Data extract —
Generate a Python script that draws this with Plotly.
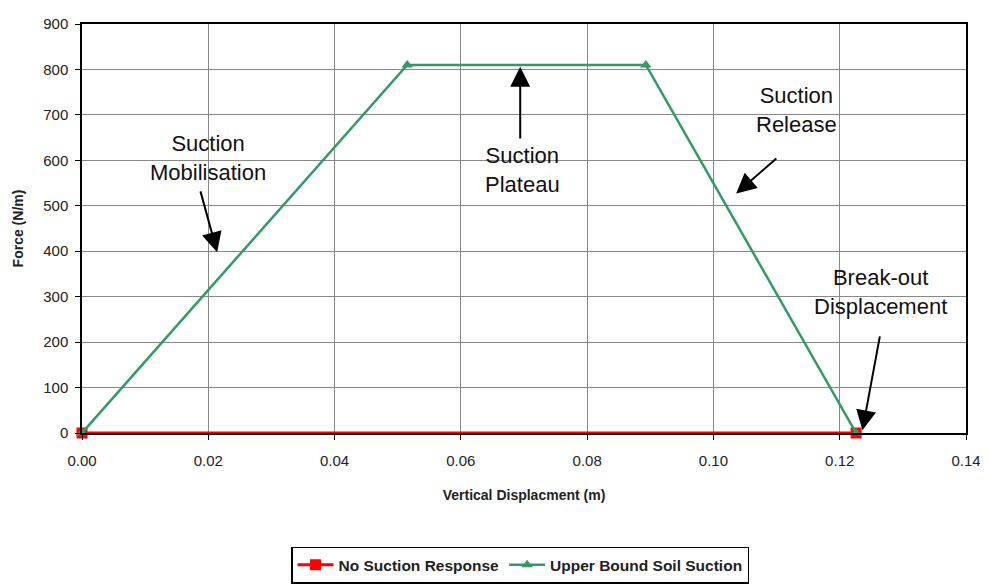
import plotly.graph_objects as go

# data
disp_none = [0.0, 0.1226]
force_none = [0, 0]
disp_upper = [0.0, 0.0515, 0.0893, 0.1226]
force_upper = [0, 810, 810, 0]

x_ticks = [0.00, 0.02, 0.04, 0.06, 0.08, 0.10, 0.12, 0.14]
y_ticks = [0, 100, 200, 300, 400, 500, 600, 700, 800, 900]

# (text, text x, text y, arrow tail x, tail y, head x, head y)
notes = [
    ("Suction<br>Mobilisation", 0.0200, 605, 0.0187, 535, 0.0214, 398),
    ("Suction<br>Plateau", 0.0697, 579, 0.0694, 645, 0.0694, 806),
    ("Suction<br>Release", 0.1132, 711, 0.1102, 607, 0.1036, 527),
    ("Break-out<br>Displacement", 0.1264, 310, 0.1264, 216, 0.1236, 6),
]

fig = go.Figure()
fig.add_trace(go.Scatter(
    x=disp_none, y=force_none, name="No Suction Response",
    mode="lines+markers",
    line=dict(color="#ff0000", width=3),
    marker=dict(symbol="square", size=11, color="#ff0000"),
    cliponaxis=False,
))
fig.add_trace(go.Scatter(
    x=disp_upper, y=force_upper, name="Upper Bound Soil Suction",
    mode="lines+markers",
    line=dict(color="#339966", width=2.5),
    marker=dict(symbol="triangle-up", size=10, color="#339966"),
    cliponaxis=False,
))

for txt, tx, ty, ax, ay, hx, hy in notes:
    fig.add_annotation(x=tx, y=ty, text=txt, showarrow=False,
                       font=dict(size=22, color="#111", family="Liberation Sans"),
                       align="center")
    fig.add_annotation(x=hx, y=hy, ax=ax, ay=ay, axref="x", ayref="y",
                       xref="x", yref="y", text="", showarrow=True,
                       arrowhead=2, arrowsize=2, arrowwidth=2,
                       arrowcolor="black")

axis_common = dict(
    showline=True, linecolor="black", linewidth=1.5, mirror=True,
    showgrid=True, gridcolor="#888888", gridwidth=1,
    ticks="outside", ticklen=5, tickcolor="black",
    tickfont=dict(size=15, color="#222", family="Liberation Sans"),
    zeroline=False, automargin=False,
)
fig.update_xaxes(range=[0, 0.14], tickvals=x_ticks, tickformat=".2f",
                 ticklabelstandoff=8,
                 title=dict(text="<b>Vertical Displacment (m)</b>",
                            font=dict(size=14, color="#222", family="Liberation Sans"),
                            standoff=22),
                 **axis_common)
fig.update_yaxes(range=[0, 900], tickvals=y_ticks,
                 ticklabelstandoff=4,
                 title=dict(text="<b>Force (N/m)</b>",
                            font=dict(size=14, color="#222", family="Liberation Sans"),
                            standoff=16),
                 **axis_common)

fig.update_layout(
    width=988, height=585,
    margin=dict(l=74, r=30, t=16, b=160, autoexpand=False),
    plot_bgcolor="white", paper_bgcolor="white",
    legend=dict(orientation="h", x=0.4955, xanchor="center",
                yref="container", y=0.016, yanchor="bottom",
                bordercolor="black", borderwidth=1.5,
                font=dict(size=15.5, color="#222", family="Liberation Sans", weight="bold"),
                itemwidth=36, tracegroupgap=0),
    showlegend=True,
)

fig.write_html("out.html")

Exercise —
Exactly as written, return every line of the listing, but not the pictures.

Response —
Generate a Python script that draws this with Plotly.
import plotly.graph_objects as go

# data
disp_none = [0.0, 0.1226]
force_none = [0, 0]
disp_upper = [0.0, 0.0515, 0.0893, 0.1226]
force_upper = [0, 810, 810, 0]

x_ticks = [0.00, 0.02, 0.04, 0.06, 0.08, 0.10, 0.12, 0.14]
y_ticks = [0, 100, 200, 300, 400, 500, 600, 700, 800, 900]

# (text, text x, text y, arrow tail x, tail y, head x, head y)
notes = [
    ("Suction<br>Mobilisation", 0.0200, 605, 0.0187, 535, 0.0214, 398),
    ("Suction<br>Plateau", 0.0697, 579, 0.0694, 645, 0.0694, 806),
    ("Suction<br>Release", 0.1132, 711, 0.1102, 607, 0.1036, 527),
    ("Break-out<br>Displacement", 0.1264, 310, 0.1264, 216, 0.1236, 6),
]

fig = go.Figure()
fig.add_trace(go.Scatter(
    x=disp_none, y=force_none, name="No Suction Response",
    mode="lines+markers",
    line=dict(color="#ff0000", width=3),
    marker=dict(symbol="square", size=11, color="#ff0000"),
    cliponaxis=False,
))
fig.add_trace(go.Scatter(
    x=disp_upper, y=force_upper, name="Upper Bound Soil Suction",
    mode="lines+markers",
    line=dict(color="#339966", width=2.5),
    marker=dict(symbol="triangle-up", size=10, color="#339966"),
    cliponaxis=False,
))

for txt, tx, ty, ax, ay, hx, hy in notes:
    fig.add_annotation(x=tx, y=ty, text=txt, showarrow=False,
                       font=dict(size=22, color="#111", family="Liberation Sans"),
                       align="center")
    fig.add_annotation(x=hx, y=hy, ax=ax, ay=ay, axref="x", ayref="y",
                       xref="x", yref="y", text="", showarrow=True,
                       arrowhead=2, arrowsize=2, arrowwidth=2,
                       arrowcolor="black")

axis_common = dict(
    showline=True, linecolor="black", linewidth=1.5, mirror=True,
    showgrid=True, gridcolor="#888888", gridwidth=1,
    ticks="outside", ticklen=5, tickcolor="black",
    tickfont=dict(size=15, color="#222", family="Liberation Sans"),
    zeroline=False, automargin=False,
)
fig.update_xaxes(range=[0, 0.14], tickvals=x_ticks, tickformat=".2f",
                 ticklabelstandoff=8,
                 title=dict(text="<b>Vertical Displacment (m)</b>",
                            font=dict(size=14, color="#222", family="Liberation Sans"),
                            standoff=22),
                 **axis_common)
fig.update_yaxes(range=[0, 900], tickvals=y_ticks,
                 ticklabelstandoff=4,
                 title=dict(text="<b>Force (N/m)</b>",
                            font=dict(size=14, color="#222", family="Liberation Sans"),
                            standoff=16),
                 **axis_common)

fig.update_layout(
    width=988, height=585,
    margin=dict(l=74, r=30, t=16, b=160, autoexpand=False),
    plot_bgcolor="white", paper_bgcolor="white",
    legend=dict(orientation="h", x=0.4955, xanchor="center",
                yref="container", y=0.016, yanchor="bottom",
                bordercolor="black", borderwidth=1.5,
                font=dict(size=15.5, color="#222", family="Liberation Sans", weight="bold"),
                itemwidth=36, tracegroupgap=0),
    showlegend=True,
)

fig.write_html("out.html")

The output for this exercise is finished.